Сначала красавец С. Безруков — он играет без грима и по ходу спектакля перевоплощается внутренне — показывает, как его герой четко следует советам наставника, но проявляет при этом все больше и больше настораживающую старика Шиммельпристера (о чем тот узнает из писем) склонность к авантюризму.
Исходя из этого «сценария», Круль легко приспосабливается к жизненным обстоятельствам. «Жизненный и оскорбленный» (как у Достоевского: «Тварь я дрожащая или право имею?!..»), он, не считаясь ни с чем, строит свою карьеру. Ищет место под солнцем.
Итог — все более явно проявляющаяся пустота души героя. Чтобы подчеркнуть это, Житинкин прибег к своему излюбленному приему — «обнажению натуры». Духовность подмята. На первый план выходит самолюбование собой, гармония силы. Ведь и нацисты, рвавшиеся к мировому господству, так любили мускулистые тела!
Перерождение героя закончено. И неудивительно, что в одном из его заключительных монологов, произнесенных на немецком языке, звучат не просто фашистские лозунги, а ни больше ни меньше, как отрывок из «Майн кампф» Гитлера.
Вот еще один смелый домысел Житинкина. У Томаса Манна, уже изгнанного к тому времени из Германии, режиссер находит это как бы в подтексте.

***
И вот столь любимый и нередко применяемый в постановках Андрея Житинкина прием — блеф-финал, фальшь-финал. В момент, когда юный авантюрист уже на вершине славы, он узнает, что крестный, единственно близкий ему человек, покончил с собой. Герой в растерянности и, казалось бы, искренне опечален. Это подчеркивают и письма, рассыпавшиеся как листы отыгранного сценария.
Что дальше? На мой взгляд, один из предполагаемых ответов таков. Трагедия через минуту может смениться фарсом: до этого, повторяю, все было развитием мифа о Гермесе, того, чему учил Круля крестный.

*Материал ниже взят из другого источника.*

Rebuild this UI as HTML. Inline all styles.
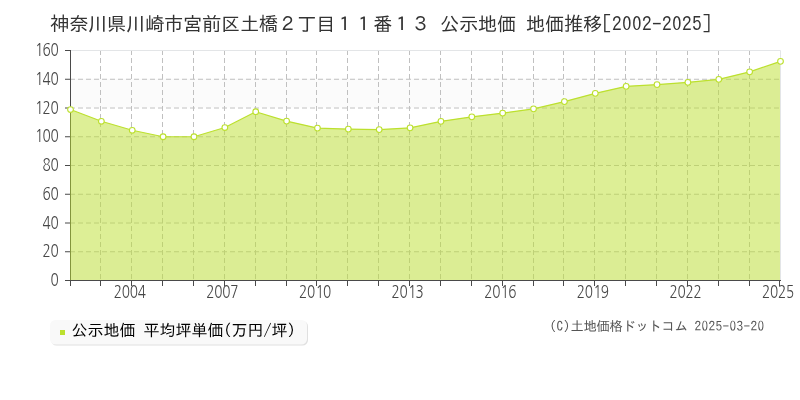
<!DOCTYPE html>
<html lang="ja"><head><meta charset="utf-8"><title>神奈川県川崎市宮前区土橋２丁目１１番１３ 公示地価 地価推移</title>
<style>html,body{margin:0;padding:0;background:#fff}svg{display:block}text{font-family:"IPAGothic","Liberation Mono",monospace;white-space:pre}</style>
</head><body>
<svg width="800" height="400" viewBox="0 0 800 400">
<rect x="0" y="0" width="800" height="400" fill="#ffffff"/>
<rect x="70" y="78.75" width="710" height="28.75" fill="#fbfbfb"/>
<rect x="70" y="136.25" width="710" height="28.75" fill="#fbfbfb"/>
<rect x="70" y="193.75" width="710" height="28.75" fill="#fbfbfb"/>
<rect x="70" y="251.25" width="710" height="28.75" fill="#fbfbfb"/>
<path d="M70 251.75H780M70 223H780M70 194.25H780M70 165.5H780M70 136.75H780M70 108H780M70 79.25H780M100.5 50V280M131.5 50V280M162.5 50V280M193.5 50V280M224.5 50V280M255.5 50V280M286.5 50V280M316.5 50V280M347.5 50V280M378.5 50V280M409.5 50V280M440.5 50V280M471.5 50V280M502.5 50V280M533.5 50V280M563.5 50V280M594.5 50V280M625.5 50V280M656.5 50V280M687.5 50V280M718.5 50V280M749.5 50V280" fill="none" stroke="#c0c0c0" stroke-width="1" stroke-dasharray="5 3"/>
<path d="M70.5 50V280.5M65 280.5H781M65 280.5H70M65 251.75H70M65 223H70M65 194.25H70M65 165.5H70M65 136.75H70M65 108H70M65 79.25H70M65 50.5H70M70.5 280V286M100.5 280V286M131.5 280V286M162.5 280V286M193.5 280V286M224.5 280V286M255.5 280V286M286.5 280V286M316.5 280V286M347.5 280V286M378.5 280V286M409.5 280V286M440.5 280V286M471.5 280V286M502.5 280V286M533.5 280V286M563.5 280V286M594.5 280V286M625.5 280V286M656.5 280V286M687.5 280V286M718.5 280V286M749.5 280V286M779.5 280V286" fill="none" stroke="#4a4a4a" stroke-width="1"/>
<path d="M70 280 L70 109.55 L70.5 109.55 L101.37 121.3 L132.239 130.3 L163.109 136.75 L193.978 136.75 L224.848 127.55 L255.717 111.7 L286.587 121.1 L317.457 128.1 L348.326 129.1 L379.196 129.6 L410.065 127.85 L440.935 121.35 L471.804 116.85 L502.674 113.1 L533.543 108.85 L564.413 101.6 L595.283 93.35 L626.152 86.35 L657.022 84.6 L687.891 82.35 L718.761 79.35 L749.63 71.85 L780.5 61.35 L780 61.35 L780 280 Z" fill="#bce02e" fill-opacity="0.5"/>
<path d="M71 50.5H780.5V280" fill="none" stroke="#e3e5e7" stroke-width="1"/>
<path d="M70.5 109.55 L101.37 121.3 L132.239 130.3 L163.109 136.75 L193.978 136.75 L224.848 127.55 L255.717 111.7 L286.587 121.1 L317.457 128.1 L348.326 129.1 L379.196 129.6 L410.065 127.85 L440.935 121.35 L471.804 116.85 L502.674 113.1 L533.543 108.85 L564.413 101.6 L595.283 93.35 L626.152 86.35 L657.022 84.6 L687.891 82.35 L718.761 79.35 L749.63 71.85 L780.5 61.35" fill="none" stroke="#bce02e" stroke-width="1.15" stroke-linejoin="round"/>
<circle cx="70.5" cy="109.55" r="2.85" fill="#ffffff" stroke="#bce02e" stroke-width="1.1"/>
<circle cx="101.37" cy="121.3" r="2.85" fill="#ffffff" stroke="#bce02e" stroke-width="1.1"/>
<circle cx="132.239" cy="130.3" r="2.85" fill="#ffffff" stroke="#bce02e" stroke-width="1.1"/>
<circle cx="163.109" cy="136.75" r="2.85" fill="#ffffff" stroke="#bce02e" stroke-width="1.1"/>
<circle cx="193.978" cy="136.75" r="2.85" fill="#ffffff" stroke="#bce02e" stroke-width="1.1"/>
<circle cx="224.848" cy="127.55" r="2.85" fill="#ffffff" stroke="#bce02e" stroke-width="1.1"/>
<circle cx="255.717" cy="111.7" r="2.85" fill="#ffffff" stroke="#bce02e" stroke-width="1.1"/>
<circle cx="286.587" cy="121.1" r="2.85" fill="#ffffff" stroke="#bce02e" stroke-width="1.1"/>
<circle cx="317.457" cy="128.1" r="2.85" fill="#ffffff" stroke="#bce02e" stroke-width="1.1"/>
<circle cx="348.326" cy="129.1" r="2.85" fill="#ffffff" stroke="#bce02e" stroke-width="1.1"/>
<circle cx="379.196" cy="129.6" r="2.85" fill="#ffffff" stroke="#bce02e" stroke-width="1.1"/>
<circle cx="410.065" cy="127.85" r="2.85" fill="#ffffff" stroke="#bce02e" stroke-width="1.1"/>
<circle cx="440.935" cy="121.35" r="2.85" fill="#ffffff" stroke="#bce02e" stroke-width="1.1"/>
<circle cx="471.804" cy="116.85" r="2.85" fill="#ffffff" stroke="#bce02e" stroke-width="1.1"/>
<circle cx="502.674" cy="113.1" r="2.85" fill="#ffffff" stroke="#bce02e" stroke-width="1.1"/>
<circle cx="533.543" cy="108.85" r="2.85" fill="#ffffff" stroke="#bce02e" stroke-width="1.1"/>
<circle cx="564.413" cy="101.6" r="2.85" fill="#ffffff" stroke="#bce02e" stroke-width="1.1"/>
<circle cx="595.283" cy="93.35" r="2.85" fill="#ffffff" stroke="#bce02e" stroke-width="1.1"/>
<circle cx="626.152" cy="86.35" r="2.85" fill="#ffffff" stroke="#bce02e" stroke-width="1.1"/>
<circle cx="657.022" cy="84.6" r="2.85" fill="#ffffff" stroke="#bce02e" stroke-width="1.1"/>
<circle cx="687.891" cy="82.35" r="2.85" fill="#ffffff" stroke="#bce02e" stroke-width="1.1"/>
<circle cx="718.761" cy="79.35" r="2.85" fill="#ffffff" stroke="#bce02e" stroke-width="1.1"/>
<circle cx="749.63" cy="71.85" r="2.85" fill="#ffffff" stroke="#bce02e" stroke-width="1.1"/>
<circle cx="780.5" cy="61.35" r="2.85" fill="#ffffff" stroke="#bce02e" stroke-width="1.1"/>
<text transform="translate(50.5 286) scale(0.85 1.12)" x="0" y="0" font-size="16" fill="#474747" style="font-family:'NanumGothic','IPAGothic',sans-serif">0</text>
<text transform="translate(42.5 257.25) scale(0.85 1.12)" x="0 9.412" y="0" font-size="16" fill="#474747" style="font-family:'NanumGothic','IPAGothic',sans-serif">20</text>
<text transform="translate(42.5 228.5) scale(0.85 1.12)" x="0 9.412" y="0" font-size="16" fill="#474747" style="font-family:'NanumGothic','IPAGothic',sans-serif">40</text>
<text transform="translate(42.5 199.75) scale(0.85 1.12)" x="0 9.412" y="0" font-size="16" fill="#474747" style="font-family:'NanumGothic','IPAGothic',sans-serif">60</text>
<text transform="translate(42.5 171) scale(0.85 1.12)" x="0 9.412" y="0" font-size="16" fill="#474747" style="font-family:'NanumGothic','IPAGothic',sans-serif">80</text>
<text transform="translate(34.5 142.25) scale(0.85 1.12)" x="0.8235 9.412 18.82" y="0" font-size="16" fill="#474747" style="font-family:'NanumGothic','IPAGothic',sans-serif">100</text>
<text transform="translate(34.5 113.5) scale(0.85 1.12)" x="0.8235 9.412 18.82" y="0" font-size="16" fill="#474747" style="font-family:'NanumGothic','IPAGothic',sans-serif">120</text>
<text transform="translate(34.5 84.75) scale(0.85 1.12)" x="0.8235 9.412 18.82" y="0" font-size="16" fill="#474747" style="font-family:'NanumGothic','IPAGothic',sans-serif">140</text>
<text transform="translate(34.5 56) scale(0.85 1.12)" x="0.8235 9.412 18.82" y="0" font-size="16" fill="#474747" style="font-family:'NanumGothic','IPAGothic',sans-serif">160</text>
<text transform="translate(113.739 298) scale(0.85 1.12)" x="0 9.412 18.82 28.24" y="0" font-size="16" fill="#474747" style="font-family:'NanumGothic','IPAGothic',sans-serif">2004</text>
<text transform="translate(206.348 298) scale(0.85 1.12)" x="0 9.412 18.82 28.24" y="0" font-size="16" fill="#474747" style="font-family:'NanumGothic','IPAGothic',sans-serif">2007</text>
<text transform="translate(298.957 298) scale(0.85 1.12)" x="0 9.412 19.65 28.24" y="0" font-size="16" fill="#474747" style="font-family:'NanumGothic','IPAGothic',sans-serif">2010</text>
<text transform="translate(391.565 298) scale(0.85 1.12)" x="0 9.412 19.65 28.24" y="0" font-size="16" fill="#474747" style="font-family:'NanumGothic','IPAGothic',sans-serif">2013</text>
<text transform="translate(484.174 298) scale(0.85 1.12)" x="0 9.412 19.65 28.24" y="0" font-size="16" fill="#474747" style="font-family:'NanumGothic','IPAGothic',sans-serif">2016</text>
<text transform="translate(576.783 298) scale(0.85 1.12)" x="0 9.412 19.65 28.24" y="0" font-size="16" fill="#474747" style="font-family:'NanumGothic','IPAGothic',sans-serif">2019</text>
<text transform="translate(669.391 298) scale(0.85 1.12)" x="0 9.412 18.82 28.24" y="0" font-size="16" fill="#474747" style="font-family:'NanumGothic','IPAGothic',sans-serif">2022</text>
<text transform="translate(762 298) scale(0.85 1.12)" x="0 9.412 18.82 28.24" y="0" font-size="16" fill="#474747" style="font-family:'NanumGothic','IPAGothic',sans-serif">2025</text>
<text x="50 69 88 107 126 145 164 183 202 221 240 259 278 297 316 335 354 373 392 411 430 440 459 478 497 516 526 545 564 583 602 612 622 632 642 652 662 672 682 692 702" y="31" font-size="19.33" fill="#333333" >神奈川県川崎市宮前区土橋２丁目１１番１３ 公示地価 地価推移[2002-2025]</text><ellipse cx="626.84" cy="23.25" rx="2.07" ry="5.72" fill="#ffffff"/><ellipse cx="636.84" cy="23.25" rx="2.07" ry="5.72" fill="#ffffff"/><ellipse cx="676.84" cy="23.25" rx="2.07" ry="5.72" fill="#ffffff"/>
<rect x="51" y="321" width="257" height="24.5" rx="5.5" fill="#e0e0e0"/>
<rect x="50" y="320" width="257" height="24.5" rx="5.5" fill="#f9f9f9"/>
<rect x="60" y="330" width="5" height="5" fill="#bce02e"/>
<text x="71.5 87.5 103.5 119.5 135.5 143.5 159.5 175.5 191.5 207.5 223.5 231.5 247.5 263.5 271.5 287.5" y="336.3" font-size="16" fill="#000000" >公示地価 平均坪単価(万円/坪)</text>
<text x="549.5 556.5 563.5 570.5 583.5 596.5 609.5 622.5 635.5 648.5 661.5 674.5 687.5 694.5 701.5 708.5 715.5 722.5 729.5 736.5 743.5 750.5 757.5" y="330.5" font-size="13.33" fill="#555555" >(C)土地価格ドットコム 2025-03-20</text><ellipse cx="704.84" cy="325.16" rx="1.39" ry="3.92" fill="#ffffff"/><ellipse cx="732.84" cy="325.16" rx="1.39" ry="3.92" fill="#ffffff"/><ellipse cx="760.84" cy="325.16" rx="1.39" ry="3.92" fill="#ffffff"/>
</svg>
</body></html>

Блестяще, как актер, он словно смотря в кривое зеркало, гиперболизируя, воплотил в жизни все его уроки. Вот уж поистине — «Как нише слово отзовется?».
И вот крестного нет. Как поведет себя герой завтра?! Видимо, ничего святого в его душе уже и, правда, не осталось. И гильотина — закономерное наказание общества.
Это — истинный финал, предлагаемый нам режиссером в качестве интригующей увертюры к спектаклю, в котором, к слову сказать, звучит музыка, отвечающая духу изображаемой эпохи.